PAGE  213  - MAY 28, 2005

The New York, New Haven & Hartford Railroad 

Once the greatest of the greatest, the New York, New Haven & Hartford Railroad evolved through the acquisition of many railroads, but it was the merger of the Hartford & New Haven and the New York & New Haven that formed the basis for future growth.

The Hartford & New Haven made its inaugural run on December 14, 1839. The 36-mile journey between the state's (then) twin capital cities took approximately two and a half hours, as the train traveled at an astounding 20 miles per hour.

The New York & New Haven Railroad, chartered in Connecticut in May 1844, made its first run to New York on Christmas Day, 1846. Passengers disembarked at the corner of Canal Street and Broadway. It would be 1913 before Grand Central terminal opened.

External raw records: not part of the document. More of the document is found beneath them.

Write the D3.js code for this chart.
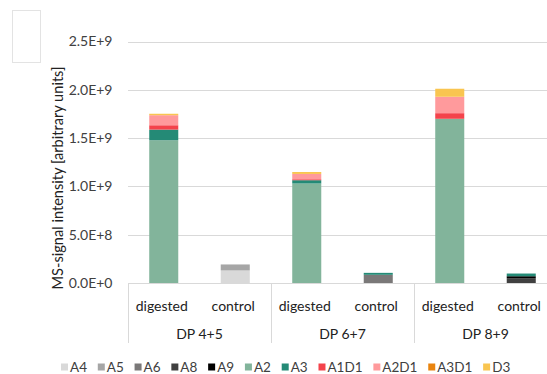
<!DOCTYPE html>
<html><head><meta charset="utf-8">
<script src="https://cdn.jsdelivr.net/npm/d3@7"></script>
<style>
html,body{margin:0;padding:0;background:#fff;}
svg{display:block;font-family:Lato,"Open Sans",sans-serif;}
</style></head>
<body><svg id="c" width="547" height="374"></svg>
<script>
const groups = ["DP 4+5", "DP 6+7", "DP 8+9"];
const conditions = ["digested", "control"];
const seriesNames = ["A4","A5","A6","A8","A9","A2","A3","A1D1","A2D1","A3D1","D3"];
const seriesColors = ["#d9d9d9","#a6a6a6","#7a7878","#404040","#000000","#82b49b","#248a76","#f4434b","#ff9a9c","#e9840e","#f9c550"];
// values per slot: DP4+5 dig, ctrl, DP6+7 dig, ctrl, DP8+9 dig, ctrl
const A4   = [0, 0.13e9, 0, 0, 0, 0];
const A5   = [0, 0.062e9, 0, 0, 0, 0];
const A6   = [0, 0, 0, 0.085e9, 0, 0];
const A8   = [0, 0, 0, 0, 0, 0.05e9];
const A9   = [0, 0, 0, 0, 0, 0.02e9];
const A2   = [1.478e9, 0, 1.03e9, 0, 1.70e9, 0];
const A3   = [0.11e9, 0, 0.034e9, 0.02e9, 0, 0.028e9];
const A1D1 = [0.045e9, 0, 0.01e9, 0, 0.058e9, 0];
const A2D1 = [0.104e9, 0, 0.055e9, 0, 0.17e9, 0];
const A3D1 = [0, 0, 0, 0, 0, 0];
const D3   = [0.015e9, 0, 0.02e9, 0, 0.083e9, 0];
const yTicks = [0, 0.5e9, 1.0e9, 1.5e9, 2.0e9, 2.5e9];
const yTitle = "MS-signal intensity [arbitrary units]";

const seriesValues = [A4,A5,A6,A8,A9,A2,A3,A1D1,A2D1,A3D1,D3];
const slots = [];
groups.forEach(g => conditions.forEach(c => slots.push(g + "|" + c)));
const rows = slots.map((s, i) => {
  const r = {slot: s};
  seriesNames.forEach((n, k) => r[n] = seriesValues[k][i]);
  return r;
});

const FS = 14, FT = 14.6, FL = 13.5;
const svg = d3.select("#c");
const pL = 128, pR = 557, pT = 41.5, pB = 283;
const x = d3.scaleBand().domain(slots).range([pL, pR]).paddingInner(0.594).paddingOuter(0.297);
const y = d3.scaleLinear().domain([0, 2.5e9]).range([pB, pT]);
const color = d3.scaleOrdinal().domain(seriesNames).range(seriesColors);

// box at top-left
svg.append("rect").attr("x", 12.5).attr("y", 10.5).attr("width", 28).attr("height", 52)
  .attr("fill", "#fff").attr("stroke", "#e3e3e3");

// gridlines
svg.append("g").selectAll("line").data(yTicks.filter(d => d > 0)).join("line")
  .attr("x1", pL).attr("x2", 547)
  .attr("y1", d => Math.round(y(d)) + 0.5).attr("y2", d => Math.round(y(d)) + 0.5)
  .attr("stroke", "#d9d9d9").attr("stroke-width", 1);

function sci(d) {
  if (d === 0) return "0.0E+0";
  const e = Math.floor(Math.log10(d));
  const m = d / Math.pow(10, e);
  return m.toFixed(1) + "E+" + e;
}
const yAxis = d3.axisLeft(y).tickValues(yTicks).tickFormat(sci).tickSize(0).tickPadding(0);
const ya = svg.append("g").attr("transform", `translate(112.5,0)`).call(yAxis);
ya.select(".domain").remove();
ya.selectAll("text").attr("font-size", FS).attr("fill", "#404040").attr("font-family", "Lato");

// y title
svg.append("text").attr("transform", "translate(57.5,178) rotate(-90)")
  .attr("text-anchor", "middle").attr("dominant-baseline", "central")
  .attr("font-size", FT).attr("fill", "#222").text(yTitle);

// stacked bars
const stacked = d3.stack().keys(seriesNames)(rows);
svg.append("g").selectAll("g").data(stacked).join("g")
  .attr("fill", d => color(d.key))
  .selectAll("rect").data(d => d.filter(p => p[1] - p[0] > 0)).join("rect")
  .attr("x", d => x(d.data.slot))
  .attr("width", x.bandwidth())
  .attr("y", d => y(d[1]))
  .attr("height", d => y(d[0]) - y(d[1]));

// category axis
const axisY = Math.round(y(0)) + 0.5;
svg.append("line").attr("x1", pL).attr("x2", 547).attr("y1", axisY).attr("y2", axisY)
  .attr("stroke", "#d9d9d9");
const gx = d3.scaleBand().domain(groups).range([pL, pR]);
svg.append("g").selectAll("line").data(groups.concat(["end"])).join("line")
  .attr("x1", (d, i) => Math.round(pL + i * gx.step()) + 0.5)
  .attr("x2", (d, i) => Math.round(pL + i * gx.step()) + 0.5)
  .attr("y1", axisY).attr("y2", 343)
  .attr("stroke", "#d9d9d9");
svg.append("g").selectAll("text").data(slots).join("text")
  .attr("x", d => x(d) + x.bandwidth() / 2 - 2).attr("y", 305)
  .attr("text-anchor", "middle").attr("dominant-baseline", "central")
  .attr("font-size", FS).attr("fill", "#222")
  .text(d => d.split("|")[1]);
svg.append("g").selectAll("text").data(groups).join("text")
  .attr("x", d => gx(d) + gx.bandwidth() / 2).attr("y", 333)
  .attr("text-anchor", "middle").attr("dominant-baseline", "central")
  .attr("font-size", FS).attr("fill", "#222")
  .text(d => d);

// legend
const lg = svg.append("g");
let lx = 61;
seriesNames.forEach((n) => {
  lg.append("rect").attr("x", lx).attr("y", 363.5).attr("width", 7).attr("height", 7).attr("fill", color(n));
  const t = lg.append("text").attr("x", lx + 9).attr("y", 367).attr("dominant-baseline", "central")
    .attr("font-size", FL).attr("fill", "#404040").text(n);
  lx += 9 + t.node().getComputedTextLength() + 10.8;
});
</script></body></html>
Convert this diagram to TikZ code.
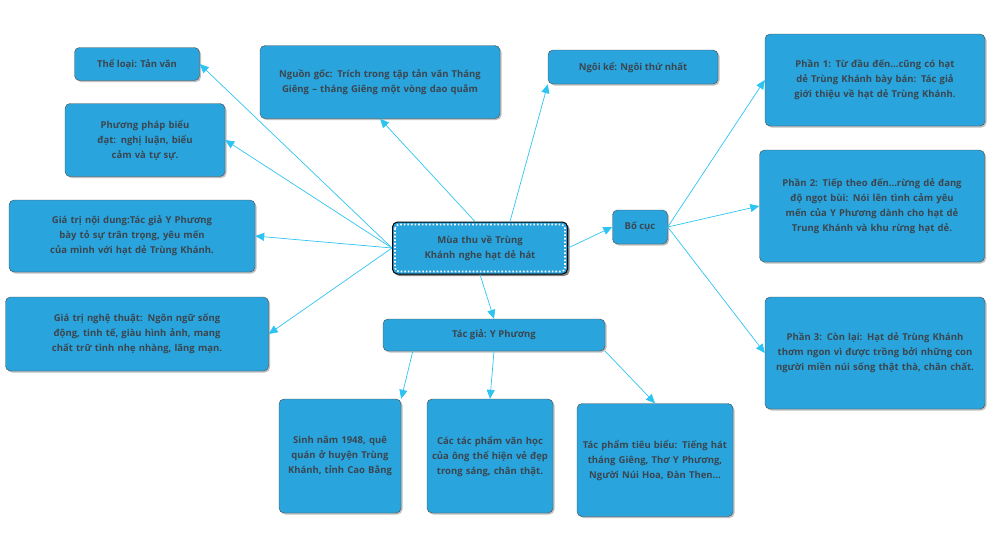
\documentclass[tikz,border=0pt]{standalone}
\usepackage{fontspec}
\setmainfont{Open Sans}
\usetikzlibrary{shadows,arrows.meta}
\definecolor{bx}{HTML}{2AA4DC}
\definecolor{tx}{HTML}{3A4650}
\definecolor{ln}{HTML}{2EC4F2}
\begin{document}
\begin{tikzpicture}[x=1pt,y=-1pt,
 box/.style={draw=gray!60!black,line width=0.4pt,fill=bx,rounded corners=5pt,align=center,text=tx,font=\bfseries\fontsize{9.5}{15}\selectfont,inner sep=4pt,drop shadow={shadow xshift=1.5pt,shadow yshift=-1.5pt,opacity=0.5}},
 ar/.style={draw=ln,line width=0.7pt,-{Triangle[length=9pt,width=8pt]}}]
\useasboundingbox (0,0) rectangle (1000,550);
\node[box,minimum width=125,minimum height=33] (tl) at (137,64) {Thể loại: Tản văn};
\node[box,minimum width=160,minimum height=73,text width=150] (pp) at (145,140) {Phương pháp biểu\\đạt: nghị luận, biểu\\cảm và tự sự.};
\node[box,minimum width=245,minimum height=72,text width=238] (nd) at (132,236) {Giá trị nội dung:Tác giả Y Phương bày tỏ sự trân trọng, yêu mến của mình với hạt dẻ Trùng Khánh.};
\node[box,minimum width=261,minimum height=74,text width=255] (nt) at (137,334) {Giá trị nghệ thuật: Ngôn ngữ sống động, tinh tế, giàu hình ảnh, mang chất trữ tình nhẹ nhàng, lãng mạn.};
\node[box,minimum width=240,minimum height=73,text width=232] (ng) at (380,82) {Nguồn gốc: Trích trong tập tản văn Tháng Giêng – tháng Giêng một vòng dao quắm};
\node[box,minimum width=170,minimum height=34] (nk) at (633,67) {Ngôi kể: Ngôi thứ nhất};
\node[box,minimum width=175,minimum height=52,text width=160,draw=black,line width=1pt,drop shadow={shadow xshift=2pt,shadow yshift=-2pt,opacity=0.9}] (c) at (480,248) {Mùa thu về Trùng\\Khánh nghe hạt dẻ hát};
\draw[white,line width=1.6pt,dash pattern=on 1.6pt off 2pt,rounded corners=4pt] ([shift={(3,3)}]c.north west) rectangle ([shift={(-3,-3)}]c.south east);
\node[box,minimum width=55,minimum height=34] (bc) at (640,227) {Bố cục};
\node[box,minimum width=220,minimum height=92,text width=212] (p1) at (875,80) {Phần 1: Từ đầu đến...cũng có hạt dẻ Trùng Khánh bày bán: Tác giả giới thiệu về hạt dẻ Trùng Khánh.};
\node[box,minimum width=225,minimum height=112,text width=215] (p2) at (872,206) {Phần 2: Tiếp theo đến...rừng dẻ đang độ ngọt bùi: Nói lên tình cảm yêu mến của Y Phương dành cho hạt dẻ Trung Khánh và khu rừng hạt dẻ.};
\node[box,minimum width=220,minimum height=112,text width=212] (p3) at (875,353) {Phần 3: Còn lại: Hạt dẻ Trùng Khánh thơm ngon vì được trồng bởi những con người miền núi sống thật thà, chân chất.};
\node[box,minimum width=222,minimum height=32] (tg) at (494,335) {Tác giả: Y Phương};
\node[box,minimum width=121,minimum height=114,text width=114] (sn) at (340,456) {Sinh năm 1948, quê quán ở huyện Trùng Khánh, tỉnh Cao Bằng};
\node[box,minimum width=126,minimum height=114,text width=118] (ct) at (490,456) {Các tác phẩm văn học của ông thể hiện vẻ đẹp trong sáng, chân thật.};
\node[box,minimum width=156,minimum height=113,text width=148] (tp) at (655,460) {Tác phẩm tiêu biểu: Tiếng hát tháng Giêng, Thơ Y Phương, Người Núi Hoa, Đàn Then...};
\draw[ar] (c.west) -- (tl.east);
\draw[ar] (c.west) -- (pp.east);
\draw[ar] (c.west) -- (nd.east);
\draw[ar] (c.west) -- (nt.east);
\draw[ar] ([xshift=-5]c.north) -- (ng.south);
\draw[ar] ([xshift=30]c.north) -- (nk.south west);
\draw[ar] (c.east) -- (bc.west);
\draw[ar] (c.south) -- (tg.north);
\draw[ar] (bc.east) -- (p1.west);
\draw[ar] (bc.east) -- (p2.west);
\draw[ar] (bc.east) -- (p3.west);
\draw[ar] ([xshift=-25]tg.south west) ++(55,0) -- (sn.north east);
\draw[ar] (tg.south) -- (ct.north);
\draw[ar] (tg.south east) -- (tp.north);
\end{tikzpicture}
\end{document}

The line to New York began as a single track and by 1858 was double-tracked. Leasing the New Haven & Northampton gave the line an alternate route to Massachusetts and ensured its permanent access to Manhattan over rails, reaching to what is now Park Avenue South.

On August 3, 1870, the New York & New Haven entered into an agreement with the Hartford & New Haven to operate jointly. An inaugural trial proved successful, and on August 6, 1872, the two combined to form the New York, New Haven & Hartford Railroad Co. By 1893 the line had 1,493 miles of leased and owned track.

Expansion through leases escalated through the first decade of the 20th century. In 1927 the last merger took place as New Haven absorbed the Central New England Railroad.

A pioneer in electrification, the New Haven ran and operated the first electric train in the country in 1895, the 6.5-mile Nantasket Beach Branch. The company's four-track electrification project between New Haven and New York was completed in 1912.

The peak years for the New Haven were romantic times, with trains known by evocative names such as the Speed Witch and the White Train, also called the "Ghost Train" because of its white exterior trimmed in gold.

An increase in motor transportation and rising costs for railroads began to take their toll on the New Haven, as it did an all rail carriers after World War II. The New York, New Haven & Hartford filed for final bankruptcy on July 7, 1961. In 1969, federal regulators forced the Penn Central to absorb the New Haven, which had posted a $22 million deficit the previous year.

One year later the Penn Central crashed - the largest railroad failure in the history of the United States.